• **TASK DETAILS**
Word for word, quote all of the material, omitting the pictures.

*** INFORMATION SUPPLIED ***

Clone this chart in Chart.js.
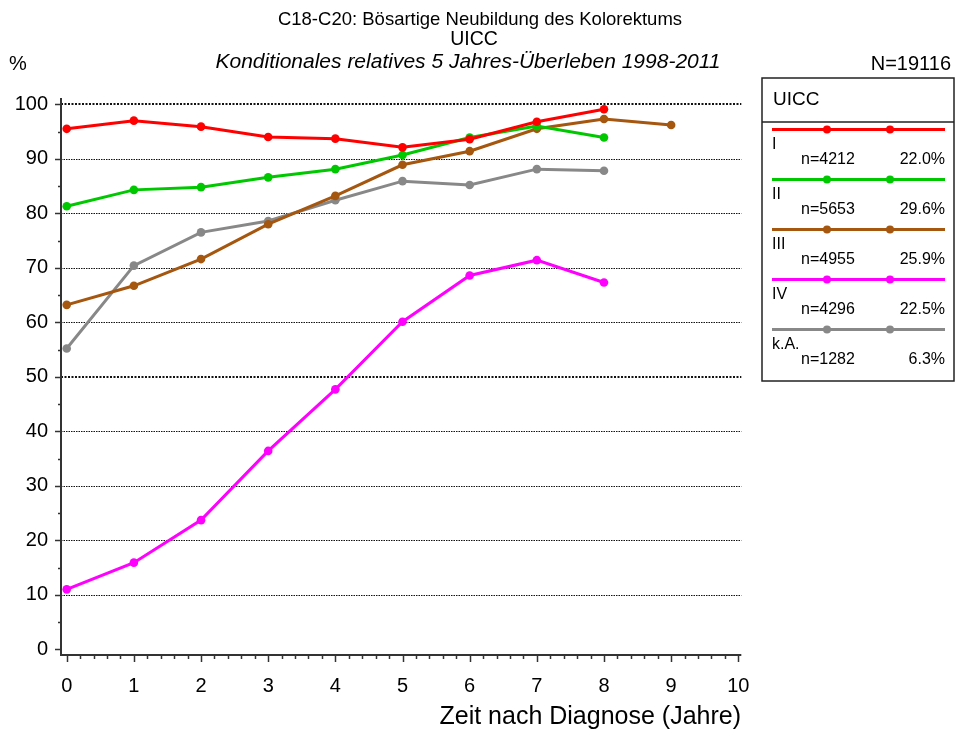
<!DOCTYPE html>
<html>
<head>
<meta charset="utf-8">
<script src="https://cdn.jsdelivr.net/npm/chart.js@4.4.1/dist/chart.umd.min.js"></script>
<style>
  html, body { margin: 0; padding: 0; background: #fff; }
</style>
</head>
<body>
<canvas id="chart" width="956" height="732"></canvas>
<script>
// Jahre nach Diagnose
var years = [0, 1, 2, 3, 4, 5, 6, 7, 8, 9];

// konditionales relatives 5-Jahres-Ueberleben in %
var stageI   = [95.5, 97.0, 95.9, 94.0, 93.7, 92.1, 93.6, 96.8, 99.1];
var stageII  = [81.3, 84.3, 84.8, 86.6, 88.1, 90.7, 93.9, 96.0, 93.9];
var stageIII = [63.2, 66.7, 71.6, 78.0, 83.2, 88.9, 91.4, 95.5, 97.3, 96.2];
var stageIV  = [11.0, 15.9, 23.7, 36.4, 47.7, 60.1, 68.6, 71.4, 67.3];
var stageKA  = [55.2, 70.4, 76.5, 78.6, 82.4, 85.9, 85.2, 88.1, 87.8];

var stageNames  = ["I", "II", "III", "IV", "k.A."];
var stageCounts = [4212, 5653, 4955, 4296, 1282];
var stageShares = ["22.0%", "29.6%", "25.9%", "22.5%", "6.3%"];
var stageColors = ["#ff0000", "#00c800", "#a5560f", "#ff00ff", "#888888"];

var yTicks = [0, 10, 20, 30, 40, 50, 60, 70, 80, 90, 100];
var xTicks = [0, 1, 2, 3, 4, 5, 6, 7, 8, 9, 10];

var titleLines = [
    'C18-C20: Bösartige Neubildung des Kolorektums',
    'UICC',
    'Konditionales relatives 5 Jahres-Überleben 1998-2011'
];

var FONT = "'Liberation Sans', Arial, Helvetica, sans-serif";

function toPoints(values) {
    return values.map(function (v, i) {
        return {x: years[i], y: v};
    });
}

var allSeries = [stageI, stageII, stageIII, stageIV, stageKA];

var datasets = allSeries.map(function (values, i) {
    return {
        label: stageNames[i],
        data: toPoints(values),
        borderColor: stageColors[i],
        backgroundColor: stageColors[i],
        pointBackgroundColor: stageColors[i],
        borderWidth: 3,
        pointRadius: 4.3,
        pointBorderWidth: 0,
        tension: 0
    };
});

// gitter, achsen und striche
var axesPlugin = {
    id: 'axesPlugin',
    beforeDatasetsDraw: function (chart) {
        var ctx = chart.ctx;
        var xs = chart.scales.x;
        var ys = chart.scales.y;
        var area = chart.chartArea;
        var left = area.left, bottom = area.bottom;
        var xEnd = xs.getPixelForValue(10) + 3;

        ctx.save();
        // gepunktete linien
        yTicks.forEach(function (v) {
            if (v === 0) return;
            var py = Math.round(ys.getPixelForValue(v));
            var thick = (v === 100 || v === 50);
            ctx.beginPath();
            ctx.lineWidth = thick ? 2 : 1;
            ctx.setLineDash(thick ? [2, 1.5] : [1.5, 1]);
            ctx.strokeStyle = '#111';
            ctx.moveTo(left, py + (thick ? 0 : 0.5));
            ctx.lineTo(xEnd, py + (thick ? 0 : 0.5));
            ctx.stroke();
        });
        ctx.setLineDash([]);

        // achsen
        ctx.strokeStyle = '#333';
        ctx.lineWidth = 2;
        ctx.beginPath();
        ctx.moveTo(left, area.top - 2);
        ctx.lineTo(left, bottom);
        ctx.lineTo(xEnd, bottom);
        ctx.stroke();

        // y striche
        ctx.lineWidth = 1.5;
        for (var v = 0; v <= 100; v += 5) {
            var py = Math.round(ys.getPixelForValue(v)) + 0.5;
            var len = (v % 10 === 0) ? 6 : 3;
            ctx.beginPath();
            ctx.moveTo(left - len, py);
            ctx.lineTo(left, py);
            ctx.stroke();
        }
        // x striche
        for (var k = 0; k <= 50; k++) {
            var px = Math.round(xs.getPixelForValue(k / 5)) + 0.5;
            var len2 = (k % 5 === 0) ? 7 : 4;
            ctx.beginPath();
            ctx.moveTo(px, bottom);
            ctx.lineTo(px, bottom + len2);
            ctx.stroke();
        }
        ctx.restore();
    }
};

// titel, legende und zusaetzliche texte
var legendPlugin = {
    id: 'legendPlugin',
    afterDraw: function (chart) {
        var ctx = chart.ctx;
        ctx.save();
        ctx.fillStyle = '#000';
        ctx.textBaseline = 'middle';

        ctx.textAlign = 'center';
        ctx.font = '18.5px ' + FONT;
        ctx.fillText(titleLines[0], 480, 20);
        ctx.font = '19.5px ' + FONT;
        ctx.fillText(titleLines[1], 474, 40);
        ctx.font = 'italic 21px ' + FONT;
        ctx.fillText(titleLines[2], 468, 62);

        ctx.font = '20px ' + FONT;
        ctx.textAlign = 'left';
        ctx.fillText('%', 9, 64);
        ctx.textAlign = 'right';
        ctx.fillText('N=19116', 951, 64);

        var bx = 762, by = 78, bw = 192, bh = 303;
        ctx.strokeStyle = '#222';
        ctx.lineWidth = 1.5;
        ctx.strokeRect(bx, by, bw, bh);
        ctx.beginPath();
        ctx.moveTo(bx, 122);
        ctx.lineTo(bx + bw, 122);
        ctx.stroke();

        ctx.textAlign = 'left';
        ctx.font = '19px ' + FONT;
        ctx.fillText('UICC', 773, 100);

        stageNames.forEach(function (name, i) {
            var ly = 129.5 + 50 * i;
            ctx.strokeStyle = stageColors[i];
            ctx.lineWidth = 3;
            ctx.beginPath();
            ctx.moveTo(772, ly);
            ctx.lineTo(945, ly);
            ctx.stroke();
            ctx.fillStyle = stageColors[i];
            [827, 890].forEach(function (mx) {
                ctx.beginPath();
                ctx.arc(mx, ly, 4, 0, Math.PI * 2);
                ctx.fill();
            });
            ctx.fillStyle = '#000';
            ctx.textAlign = 'left';
            ctx.font = '16px ' + FONT;
            ctx.fillText(name, 772, ly + 15);
            ctx.fillText('n=' + stageCounts[i], 801, ly + 30);
            ctx.textAlign = 'right';
            ctx.fillText(stageShares[i], 945, ly + 30);
        });
        ctx.restore();
    }
};

new Chart(document.getElementById('chart'), {
    type: 'line',
    data: {datasets: datasets},
    plugins: [axesPlugin, legendPlugin],
    options: {
        responsive: false,
        devicePixelRatio: 1,
        animation: false,
        layout: {padding: {left: 0, right: 215, top: 100, bottom: 0}},
        plugins: {
            legend: {display: false},
            tooltip: {enabled: false},
            title: {display: false},
            subtitle: {display: false}
        },
        scales: {
            x: {
                type: 'linear',
                min: -0.085,
                max: 10.04,
                afterBuildTicks: function (scale) {
                    scale.ticks = xTicks.map(function (v) { return {value: v}; });
                },
                afterFit: function (scale) { scale.height = 77; },
                grid: {display: false, drawTicks: false},
                border: {display: false},
                ticks: {
                    color: '#000',
                    font: {family: FONT, size: 20},
                    padding: 19,
                    maxRotation: 0
                },
                title: {
                    display: true,
                    text: 'Zeit nach Diagnose (Jahre)',
                    align: 'end',
                    color: '#000',
                    font: {family: FONT, size: 25},
                    padding: {top: 0, bottom: 0}
                }
            },
            y: {
                type: 'linear',
                min: -1.046,
                max: 100.79,
                afterBuildTicks: function (scale) {
                    scale.ticks = yTicks.map(function (v) { return {value: v}; });
                },
                afterFit: function (scale) { scale.width = 61; },
                grid: {display: false, drawTicks: false},
                border: {display: false},
                ticks: {
                    color: '#000',
                    font: {family: FONT, size: 20},
                    padding: 13
                }
            }
        }
    }
});
</script>
</body>
</html>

***

• **SOLUTION FOR THIS TASK**
Clone this chart in Chart.js.
<!DOCTYPE html>
<html>
<head>
<meta charset="utf-8">
<script src="https://cdn.jsdelivr.net/npm/chart.js@4.4.1/dist/chart.umd.min.js"></script>
<style>
  html, body { margin: 0; padding: 0; background: #fff; }
</style>
</head>
<body>
<canvas id="chart" width="956" height="732"></canvas>
<script>
// Jahre nach Diagnose
var years = [0, 1, 2, 3, 4, 5, 6, 7, 8, 9];

// konditionales relatives 5-Jahres-Ueberleben in %
var stageI   = [95.5, 97.0, 95.9, 94.0, 93.7, 92.1, 93.6, 96.8, 99.1];
var stageII  = [81.3, 84.3, 84.8, 86.6, 88.1, 90.7, 93.9, 96.0, 93.9];
var stageIII = [63.2, 66.7, 71.6, 78.0, 83.2, 88.9, 91.4, 95.5, 97.3, 96.2];
var stageIV  = [11.0, 15.9, 23.7, 36.4, 47.7, 60.1, 68.6, 71.4, 67.3];
var stageKA  = [55.2, 70.4, 76.5, 78.6, 82.4, 85.9, 85.2, 88.1, 87.8];

var stageNames  = ["I", "II", "III", "IV", "k.A."];
var stageCounts = [4212, 5653, 4955, 4296, 1282];
var stageShares = ["22.0%", "29.6%", "25.9%", "22.5%", "6.3%"];
var stageColors = ["#ff0000", "#00c800", "#a5560f", "#ff00ff", "#888888"];

var yTicks = [0, 10, 20, 30, 40, 50, 60, 70, 80, 90, 100];
var xTicks = [0, 1, 2, 3, 4, 5, 6, 7, 8, 9, 10];

var titleLines = [
    'C18-C20: Bösartige Neubildung des Kolorektums',
    'UICC',
    'Konditionales relatives 5 Jahres-Überleben 1998-2011'
];

var FONT = "'Liberation Sans', Arial, Helvetica, sans-serif";

function toPoints(values) {
    return values.map(function (v, i) {
        return {x: years[i], y: v};
    });
}

var allSeries = [stageI, stageII, stageIII, stageIV, stageKA];

var datasets = allSeries.map(function (values, i) {
    return {
        label: stageNames[i],
        data: toPoints(values),
        borderColor: stageColors[i],
        backgroundColor: stageColors[i],
        pointBackgroundColor: stageColors[i],
        borderWidth: 3,
        pointRadius: 4.3,
        pointBorderWidth: 0,
        tension: 0
    };
});

// gitter, achsen und striche
var axesPlugin = {
    id: 'axesPlugin',
    beforeDatasetsDraw: function (chart) {
        var ctx = chart.ctx;
        var xs = chart.scales.x;
        var ys = chart.scales.y;
        var area = chart.chartArea;
        var left = area.left, bottom = area.bottom;
        var xEnd = xs.getPixelForValue(10) + 3;

        ctx.save();
        // gepunktete linien
        yTicks.forEach(function (v) {
            if (v === 0) return;
            var py = Math.round(ys.getPixelForValue(v));
            var thick = (v === 100 || v === 50);
            ctx.beginPath();
            ctx.lineWidth = thick ? 2 : 1;
            ctx.setLineDash(thick ? [2, 1.5] : [1.5, 1]);
            ctx.strokeStyle = '#111';
            ctx.moveTo(left, py + (thick ? 0 : 0.5));
            ctx.lineTo(xEnd, py + (thick ? 0 : 0.5));
            ctx.stroke();
        });
        ctx.setLineDash([]);

        // achsen
        ctx.strokeStyle = '#333';
        ctx.lineWidth = 2;
        ctx.beginPath();
        ctx.moveTo(left, area.top - 2);
        ctx.lineTo(left, bottom);
        ctx.lineTo(xEnd, bottom);
        ctx.stroke();

        // y striche
        ctx.lineWidth = 1.5;
        for (var v = 0; v <= 100; v += 5) {
            var py = Math.round(ys.getPixelForValue(v)) + 0.5;
            var len = (v % 10 === 0) ? 6 : 3;
            ctx.beginPath();
            ctx.moveTo(left - len, py);
            ctx.lineTo(left, py);
            ctx.stroke();
        }
        // x striche
        for (var k = 0; k <= 50; k++) {
            var px = Math.round(xs.getPixelForValue(k / 5)) + 0.5;
            var len2 = (k % 5 === 0) ? 7 : 4;
            ctx.beginPath();
            ctx.moveTo(px, bottom);
            ctx.lineTo(px, bottom + len2);
            ctx.stroke();
        }
        ctx.restore();
    }
};

// titel, legende und zusaetzliche texte
var legendPlugin = {
    id: 'legendPlugin',
    afterDraw: function (chart) {
        var ctx = chart.ctx;
        ctx.save();
        ctx.fillStyle = '#000';
        ctx.textBaseline = 'middle';

        ctx.textAlign = 'center';
        ctx.font = '18.5px ' + FONT;
        ctx.fillText(titleLines[0], 480, 20);
        ctx.font = '19.5px ' + FONT;
        ctx.fillText(titleLines[1], 474, 40);
        ctx.font = 'italic 21px ' + FONT;
        ctx.fillText(titleLines[2], 468, 62);

        ctx.font = '20px ' + FONT;
        ctx.textAlign = 'left';
        ctx.fillText('%', 9, 64);
        ctx.textAlign = 'right';
        ctx.fillText('N=19116', 951, 64);

        var bx = 762, by = 78, bw = 192, bh = 303;
        ctx.strokeStyle = '#222';
        ctx.lineWidth = 1.5;
        ctx.strokeRect(bx, by, bw, bh);
        ctx.beginPath();
        ctx.moveTo(bx, 122);
        ctx.lineTo(bx + bw, 122);
        ctx.stroke();

        ctx.textAlign = 'left';
        ctx.font = '19px ' + FONT;
        ctx.fillText('UICC', 773, 100);

        stageNames.forEach(function (name, i) {
            var ly = 129.5 + 50 * i;
            ctx.strokeStyle = stageColors[i];
            ctx.lineWidth = 3;
            ctx.beginPath();
            ctx.moveTo(772, ly);
            ctx.lineTo(945, ly);
            ctx.stroke();
            ctx.fillStyle = stageColors[i];
            [827, 890].forEach(function (mx) {
                ctx.beginPath();
                ctx.arc(mx, ly, 4, 0, Math.PI * 2);
                ctx.fill();
            });
            ctx.fillStyle = '#000';
            ctx.textAlign = 'left';
            ctx.font = '16px ' + FONT;
            ctx.fillText(name, 772, ly + 15);
            ctx.fillText('n=' + stageCounts[i], 801, ly + 30);
            ctx.textAlign = 'right';
            ctx.fillText(stageShares[i], 945, ly + 30);
        });
        ctx.restore();
    }
};

new Chart(document.getElementById('chart'), {
    type: 'line',
    data: {datasets: datasets},
    plugins: [axesPlugin, legendPlugin],
    options: {
        responsive: false,
        devicePixelRatio: 1,
        animation: false,
        layout: {padding: {left: 0, right: 215, top: 100, bottom: 0}},
        plugins: {
            legend: {display: false},
            tooltip: {enabled: false},
            title: {display: false},
            subtitle: {display: false}
        },
        scales: {
            x: {
                type: 'linear',
                min: -0.085,
                max: 10.04,
                afterBuildTicks: function (scale) {
                    scale.ticks = xTicks.map(function (v) { return {value: v}; });
                },
                afterFit: function (scale) { scale.height = 77; },
                grid: {display: false, drawTicks: false},
                border: {display: false},
                ticks: {
                    color: '#000',
                    font: {family: FONT, size: 20},
                    padding: 19,
                    maxRotation: 0
                },
                title: {
                    display: true,
                    text: 'Zeit nach Diagnose (Jahre)',
                    align: 'end',
                    color: '#000',
                    font: {family: FONT, size: 25},
                    padding: {top: 0, bottom: 0}
                }
            },
            y: {
                type: 'linear',
                min: -1.046,
                max: 100.79,
                afterBuildTicks: function (scale) {
                    scale.ticks = yTicks.map(function (v) { return {value: v}; });
                },
                afterFit: function (scale) { scale.width = 61; },
                grid: {display: false, drawTicks: false},
                border: {display: false},
                ticks: {
                    color: '#000',
                    font: {family: FONT, size: 20},
                    padding: 13
                }
            }
        }
    }
});
</script>
</body>
</html>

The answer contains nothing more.